When talking to IT and Security professionals, everyone seems to know they shouldn’t overly-expose management portals. And yet, every year we learn some new statistic showing tens of thousands of devices or software products with management portals exposed on the Internet. In hopes of changing this trend, this article talks about why management portals sometimes get exposed and what you can do to prevent it.
The NORAD Example
Let’s say you oversee the U.S. Government’s North American Aerospace Defense Command (NORAD), which is basically the agency that helps defend the country against nuclear attacks (among other things). Would you put the door to its central administrative network command center off a public street in the middle of Times Square, even if the door had a decent lock?
I hope your answer is “no freaking way!” That’s certainly not what the real leaders of NORAD did. They buried one of their command centers 2,000 feet under Cheyenne Mountain, with many gates and checkpoints that have military-grade authentication before you even get to that command center’s 25-ton blast doors. It is colloquially known as the most secure facility in the world. When you protect a critical system’s central administrative control, it’s generally obvious that you shouldn’t just expose it to the public.
I know that this is an overly extreme example. Most of us probably don’t need to go to the same security extremes that a critical and high-risk organization like NORAD needs. That said, I think most IT administrators, let alone security professionals, realize any “management” or “admin” portal is a high-value and high-risk target that shouldn’t be easy for everyone to access. However, despite this seemingly obvious best practice, we still see many administrators—perhaps unknowingly— overly expose management portals, often to all of the Internet.
It is important to know that malicious actors can see whether management ports are open. This port information is readily accessible for all types of devices on the Internet, and malicious actors are routinely scanning the Internet in search of open ports.
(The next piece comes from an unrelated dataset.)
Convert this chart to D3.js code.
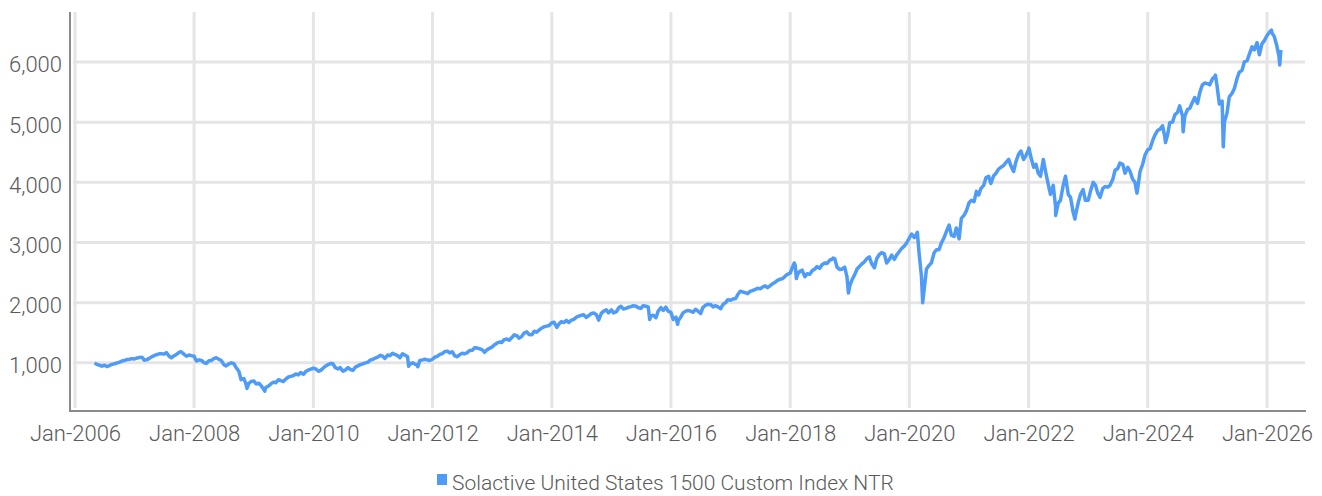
<!DOCTYPE html>
<meta charset="utf-8">
<style>
body { margin: 0; background: #fff; }
.tick text { font: 300 22px Roboto, "Liberation Sans", sans-serif; fill: #5a5a5a; }
.legend { font: 300 21px Roboto, "Liberation Sans", sans-serif; fill: #5a5a5a; }
.grid line { stroke: #e5e5e5; stroke-width: 3px; }
</style>
<body>
<svg width="1322" height="496"></svg>
<script src="https://d3js.org/d3.v7.min.js"></script>
<script>
// semi-monthly readings (1st and 15th of each month)
var seriesName = "Solactive United States 1500 Custom Index NTR";
var firstMonth = "2006-05";
var v2006 = [1000, 975, 960, 945, 960, 940, 955, 975, 985, 1000, 1010, 1030, 1040, 1055, 1060, 1070];
var v2007 = [1065, 1080, 1090, 1095, 1045, 1050, 1075, 1100, 1120, 1135, 1150, 1150, 1145, 1170, 1110, 1085, 1120, 1140, 1175, 1180, 1140, 1110, 1130, 1120];
var v2008 = [1110, 1030, 1050, 1040, 1005, 990, 1035, 1040, 1070, 1085, 1060, 1040, 970, 950, 985, 1000, 985, 920, 860, 720, 740, 640, 660, 690];
var v2009 = [700, 650, 660, 620, 565, 590, 615, 650, 680, 670, 720, 705, 690, 730, 765, 775, 790, 815, 800, 840, 810, 855, 880, 895];
var v2010 = [910, 900, 860, 875, 910, 945, 970, 990, 985, 920, 900, 920, 860, 880, 920, 890, 875, 930, 950, 970, 985, 1000, 1010, 1045];
var v2011 = [1060, 1080, 1100, 1125, 1110, 1075, 1130, 1120, 1160, 1140, 1120, 1085, 1150, 1130, 1100, 980, 1000, 980, 960, 1040, 1050, 1060, 1050, 1040];
var v2012 = [1060, 1095, 1110, 1140, 1155, 1185, 1195, 1165, 1185, 1120, 1100, 1135, 1160, 1150, 1170, 1205, 1210, 1250, 1245, 1235, 1215, 1175, 1220, 1240];
var v2013 = [1265, 1300, 1330, 1345, 1340, 1385, 1395, 1375, 1420, 1465, 1450, 1410, 1440, 1495, 1515, 1470, 1465, 1525, 1510, 1545, 1580, 1600, 1610, 1620];
var v2014 = [1665, 1675, 1590, 1650, 1685, 1670, 1705, 1670, 1710, 1720, 1760, 1775, 1790, 1800, 1755, 1785, 1820, 1830, 1800, 1710, 1825, 1860, 1880, 1830];
var v2015 = [1880, 1830, 1850, 1915, 1940, 1895, 1905, 1925, 1935, 1950, 1940, 1915, 1905, 1950, 1940, 1930, 1780, 1790, 1750, 1860, 1920, 1870, 1925, 1860];
var v2016 = [1840, 1720, 1760, 1700, 1760, 1830, 1860, 1870, 1860, 1840, 1890, 1860, 1820, 1920, 1960, 1975, 1970, 1930, 1950, 1930, 1900, 1970, 2000, 2050];
var v2017 = [2040, 2060, 2070, 2140, 2190, 2180, 2165, 2150, 2190, 2200, 2220, 2240, 2230, 2260, 2280, 2250, 2285, 2315, 2340, 2370, 2390, 2400, 2440, 2470];
var v2018 = [2490, 2590, 2620, 2470, 2520, 2540, 2430, 2480, 2470, 2530, 2560, 2600, 2570, 2630, 2660, 2650, 2710, 2720, 2730, 2590, 2550, 2560, 2590, 2430];
var v2019 = [2280, 2380, 2470, 2560, 2600, 2640, 2680, 2730, 2760, 2650, 2580, 2730, 2800, 2830, 2810, 2660, 2720, 2790, 2720, 2790, 2850, 2900, 2940, 2990];
var v2020 = [3075, 3140, 3080, 3150, 2820, 2450, 2220, 2560, 2620, 2660, 2830, 2880, 2880, 2990, 3080, 3180, 3290, 3120, 3100, 3240, 3060, 3400, 3450, 3520];
var v2021 = [3660, 3700, 3680, 3850, 3790, 3900, 3950, 4080, 4100, 3980, 4110, 4150, 4220, 4250, 4280, 4330, 4380, 4270, 4180, 4340, 4470, 4520, 4380, 4440];
var v2022 = [4540, 4420, 4250, 4300, 4150, 4100, 4380, 4180, 3970, 3800, 3950, 3600, 3650, 3700, 3950, 4100, 3800, 3750, 3500, 3450, 3660, 3800, 3880, 3700];
var v2023 = [3700, 3850, 4000, 3950, 3820, 3750, 3900, 3930, 3920, 3950, 4050, 4200, 4230, 4320, 4300, 4150, 4250, 4180, 4050, 4000, 3900, 4180, 4300, 4450];
var v2024 = [4540, 4560, 4700, 4790, 4860, 4880, 4940, 4750, 4780, 4990, 5000, 5120, 5160, 5270, 5100, 5100, 5210, 5230, 5330, 5410, 5310, 5490, 5620, 5650];
var v2025 = [5640, 5620, 5720, 5760, 5600, 5300, 5350, 5000, 5150, 5420, 5480, 5560, 5720, 5830, 5860, 6000, 6020, 6130, 6250, 6200, 6320, 6120, 6300, 6350];
var v2026 = [6440, 6490, 6480, 6420, 6280, 6100];

// highs and lows between the regular readings
var extremes = [
  ["2007-10-09", 1185], ["2008-11-20", 575], ["2009-03-09", 530],
  ["2011-08-08", 945], ["2011-10-03", 935], ["2015-08-24", 1720],
  ["2016-02-11", 1640], ["2018-01-26", 2660], ["2018-02-08", 2400],
  ["2018-09-20", 2740], ["2018-12-24", 2160], ["2020-02-19", 3170],
  ["2020-03-23", 2000], ["2022-01-03", 4570], ["2022-06-16", 3450],
  ["2022-10-12", 3390], ["2023-10-27", 3820], ["2024-04-19", 4660],
  ["2024-08-05", 4840], ["2025-02-19", 5780], ["2025-04-08", 4590],
  ["2026-01-28", 6530], ["2026-03-20", 5950], ["2026-03-27", 6200]
];

var yTicks = [1000, 2000, 3000, 4000, 5000, 6000];

var parse = d3.timeParse("%Y-%m-%d");
var values = [].concat(v2006, v2007, v2008, v2009, v2010, v2011, v2012, v2013, v2014,
  v2015, v2016, v2017, v2018, v2019, v2020, v2021, v2022, v2023, v2024, v2025, v2026);

var data = [];
var m0 = d3.timeParse("%Y-%m")(firstMonth);
values.forEach(function(v, i) {
  var m = d3.timeMonth.offset(m0, Math.floor(i / 2));
  data.push({ date: i % 2 ? d3.timeDay.offset(m, 14) : m, value: v });
});
extremes.forEach(function(e) { data.push({ date: parse(e[0]), value: e[1] }); });
data.sort(function(a, b) { return a.date - b.date; });

var svg = d3.select("svg");

var x = d3.scaleTime()
    .domain([new Date(2006, 0, 1), new Date(2026, 0, 1)])
    .range([75, 1267]);

var y = d3.scaleLinear()
    .domain([200, 6830])
    .range([411, 12]);

var xTicks = d3.timeYear.every(2).range(new Date(2006, 0, 1), new Date(2026, 0, 2));

// grid
var grid = svg.append("g").attr("class", "grid");
grid.selectAll(".h").data(yTicks).enter().append("line")
    .attr("x1", 73).attr("x2", 1305)
    .attr("y1", function(d) { return y(d); })
    .attr("y2", function(d) { return y(d); });
grid.selectAll(".v").data(xTicks).enter().append("line")
    .attr("x1", function(d) { return x(d); })
    .attr("x2", function(d) { return x(d); })
    .attr("y1", 12).attr("y2", 408);

// axes
var yAxis = svg.append("g")
    .attr("transform", "translate(62,0)")
    .call(d3.axisLeft(y).tickValues(yTicks).tickSize(0).tickPadding(0).tickFormat(d3.format(",")));
yAxis.select(".domain").remove();
yAxis.selectAll("text").attr("dy", "0.45em");

var xAxis = svg.append("g")
    .attr("transform", "translate(0,411)")
    .call(d3.axisBottom(x).tickValues(xTicks).tickSize(0).tickPadding(14).tickFormat(d3.timeFormat("%b-%Y")));
xAxis.select(".domain").remove();
xAxis.selectAll("text").attr("dy", "0.71em");

svg.append("line")
    .attr("x1", 70).attr("x2", 70).attr("y1", 12).attr("y2", 412)
    .attr("stroke", "#8a8a8a").attr("stroke-width", 2);
svg.append("line")
    .attr("x1", 69).attr("x2", 1306).attr("y1", 411).attr("y2", 411)
    .attr("stroke", "#8a8a8a").attr("stroke-width", 2);

// series
var line = d3.line()
    .x(function(d) { return x(d.date); })
    .y(function(d) { return y(d.value); });

svg.append("path")
    .datum(data)
    .attr("fill", "none")
    .attr("stroke", "#4f9bf8")
    .attr("stroke-width", 3.5)
    .attr("stroke-linejoin", "round")
    .attr("d", line);

// legend
var legend = svg.append("g");
legend.append("rect")
    .attr("x", 437).attr("y", 474).attr("width", 10).attr("height", 11)
    .attr("fill", "#4f9bf8");
legend.append("text")
    .attr("class", "legend")
    .attr("x", 452).attr("y", 490)
    .text(seriesName);
</script>
</body>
In fact, publicly exposed management interfaces have been at least in part responsible for several breaches and threats of the past. The recent Kaseya VSA mass ransomware attack that affected some managed service providers (MSPs) last year is the most obvious example. While the root cause was unpatched vulnerabilities in the Kaseya VSA software, these vulnerabilities were only exposed via the management interface. If Kaseya customers limited access to that management interface, attackers could not have exploited these flaws. Popular QNAP network access storage (NAS) devices suffered the same fate, again via management portals exposed online. Even the recent Cyclops Blink Botnet, which affected a variety of network devices, including Fireboxes, could have been easily avoided by not exposing the Firebox management interfaces to the Internet. These are just a few examples of many.
Now, on to some recommendations for preventing over-exposed management ports.
Admin portals everywhere
Nowadays, every dang thing seems to have a management portal. As a result, for some I think this extreme ubiquity has created a “fatigue” related blind spot to all these management portals. Back in the day, a product’s management connection was often proprietary and limited. Management might require special serial connections, or console cables, or special software. Over the past decade, however, web-based management has made embedding an administrative management portal into anything as simple as running an open-source web server. You might automatically assume your routers, switches, and firewalls have an embedded web management portal, but do you pay as much attention to your smart TVs, projectors, phone systems, printers, CCTV cameras, NAS devices, uninterrupted power supplies (UPS), and much more? Shoot, even that cheap dog feeder and web cam you have at home probably has a web portal waiting for anyone with access to log in.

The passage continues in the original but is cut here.